Aim
Transcribe the listing exactly, leaving out every picture.

Data segment
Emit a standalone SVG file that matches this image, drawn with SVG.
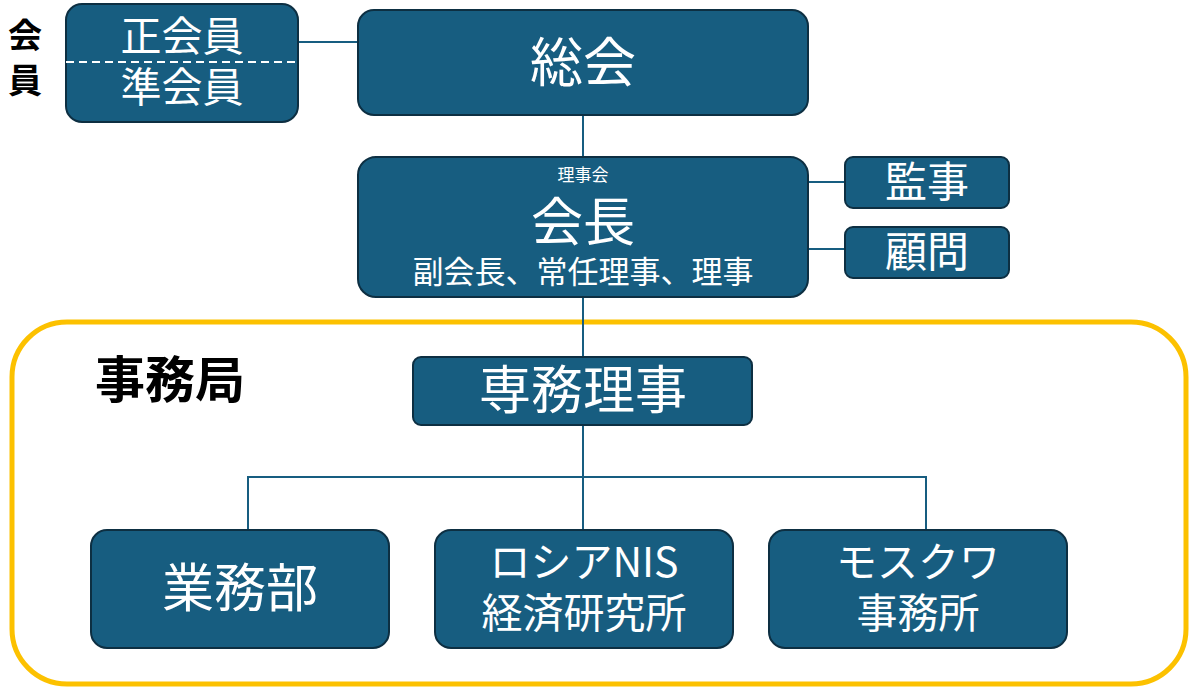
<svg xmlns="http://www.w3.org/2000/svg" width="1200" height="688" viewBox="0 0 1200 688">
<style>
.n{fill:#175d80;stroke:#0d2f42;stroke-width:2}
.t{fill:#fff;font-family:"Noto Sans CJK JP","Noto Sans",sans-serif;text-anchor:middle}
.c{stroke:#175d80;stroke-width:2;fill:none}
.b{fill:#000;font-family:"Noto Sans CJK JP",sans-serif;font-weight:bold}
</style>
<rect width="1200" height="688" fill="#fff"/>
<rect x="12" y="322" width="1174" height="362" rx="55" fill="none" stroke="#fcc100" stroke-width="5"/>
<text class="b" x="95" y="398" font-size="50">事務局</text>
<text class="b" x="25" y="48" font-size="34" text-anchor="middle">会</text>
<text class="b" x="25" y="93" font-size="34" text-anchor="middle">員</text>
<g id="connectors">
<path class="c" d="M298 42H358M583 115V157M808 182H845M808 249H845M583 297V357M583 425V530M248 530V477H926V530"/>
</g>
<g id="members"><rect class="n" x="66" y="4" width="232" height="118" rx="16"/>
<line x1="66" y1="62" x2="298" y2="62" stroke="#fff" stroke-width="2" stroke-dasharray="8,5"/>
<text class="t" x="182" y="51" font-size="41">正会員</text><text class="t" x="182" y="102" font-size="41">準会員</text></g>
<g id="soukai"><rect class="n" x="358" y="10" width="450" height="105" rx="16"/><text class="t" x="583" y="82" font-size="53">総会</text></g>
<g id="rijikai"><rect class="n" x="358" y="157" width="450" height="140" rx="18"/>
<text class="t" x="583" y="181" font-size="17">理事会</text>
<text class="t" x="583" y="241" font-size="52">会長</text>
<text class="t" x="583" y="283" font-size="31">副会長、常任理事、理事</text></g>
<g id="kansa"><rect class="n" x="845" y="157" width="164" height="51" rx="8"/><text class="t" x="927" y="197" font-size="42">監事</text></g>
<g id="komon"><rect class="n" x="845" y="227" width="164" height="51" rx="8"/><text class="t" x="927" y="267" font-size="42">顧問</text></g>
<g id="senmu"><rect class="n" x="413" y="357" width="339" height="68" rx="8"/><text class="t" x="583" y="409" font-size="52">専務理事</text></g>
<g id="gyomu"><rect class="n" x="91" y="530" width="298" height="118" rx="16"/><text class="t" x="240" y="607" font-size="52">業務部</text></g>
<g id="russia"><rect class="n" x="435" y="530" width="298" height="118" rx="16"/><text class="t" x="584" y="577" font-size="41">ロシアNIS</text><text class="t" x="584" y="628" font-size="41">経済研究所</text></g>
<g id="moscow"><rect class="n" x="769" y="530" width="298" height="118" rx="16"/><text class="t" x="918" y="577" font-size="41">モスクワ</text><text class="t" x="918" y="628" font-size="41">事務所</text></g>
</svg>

Complete output
Emit a standalone SVG file that matches this image, drawn with SVG.
<svg xmlns="http://www.w3.org/2000/svg" width="1200" height="688" viewBox="0 0 1200 688">
<style>
.n{fill:#175d80;stroke:#0d2f42;stroke-width:2}
.t{fill:#fff;font-family:"Noto Sans CJK JP","Noto Sans",sans-serif;text-anchor:middle}
.c{stroke:#175d80;stroke-width:2;fill:none}
.b{fill:#000;font-family:"Noto Sans CJK JP",sans-serif;font-weight:bold}
</style>
<rect width="1200" height="688" fill="#fff"/>
<rect x="12" y="322" width="1174" height="362" rx="55" fill="none" stroke="#fcc100" stroke-width="5"/>
<text class="b" x="95" y="398" font-size="50">事務局</text>
<text class="b" x="25" y="48" font-size="34" text-anchor="middle">会</text>
<text class="b" x="25" y="93" font-size="34" text-anchor="middle">員</text>
<g id="connectors">
<path class="c" d="M298 42H358M583 115V157M808 182H845M808 249H845M583 297V357M583 425V530M248 530V477H926V530"/>
</g>
<g id="members"><rect class="n" x="66" y="4" width="232" height="118" rx="16"/>
<line x1="66" y1="62" x2="298" y2="62" stroke="#fff" stroke-width="2" stroke-dasharray="8,5"/>
<text class="t" x="182" y="51" font-size="41">正会員</text><text class="t" x="182" y="102" font-size="41">準会員</text></g>
<g id="soukai"><rect class="n" x="358" y="10" width="450" height="105" rx="16"/><text class="t" x="583" y="82" font-size="53">総会</text></g>
<g id="rijikai"><rect class="n" x="358" y="157" width="450" height="140" rx="18"/>
<text class="t" x="583" y="181" font-size="17">理事会</text>
<text class="t" x="583" y="241" font-size="52">会長</text>
<text class="t" x="583" y="283" font-size="31">副会長、常任理事、理事</text></g>
<g id="kansa"><rect class="n" x="845" y="157" width="164" height="51" rx="8"/><text class="t" x="927" y="197" font-size="42">監事</text></g>
<g id="komon"><rect class="n" x="845" y="227" width="164" height="51" rx="8"/><text class="t" x="927" y="267" font-size="42">顧問</text></g>
<g id="senmu"><rect class="n" x="413" y="357" width="339" height="68" rx="8"/><text class="t" x="583" y="409" font-size="52">専務理事</text></g>
<g id="gyomu"><rect class="n" x="91" y="530" width="298" height="118" rx="16"/><text class="t" x="240" y="607" font-size="52">業務部</text></g>
<g id="russia"><rect class="n" x="435" y="530" width="298" height="118" rx="16"/><text class="t" x="584" y="577" font-size="41">ロシアNIS</text><text class="t" x="584" y="628" font-size="41">経済研究所</text></g>
<g id="moscow"><rect class="n" x="769" y="530" width="298" height="118" rx="16"/><text class="t" x="918" y="577" font-size="41">モスクワ</text><text class="t" x="918" y="628" font-size="41">事務所</text></g>
</svg>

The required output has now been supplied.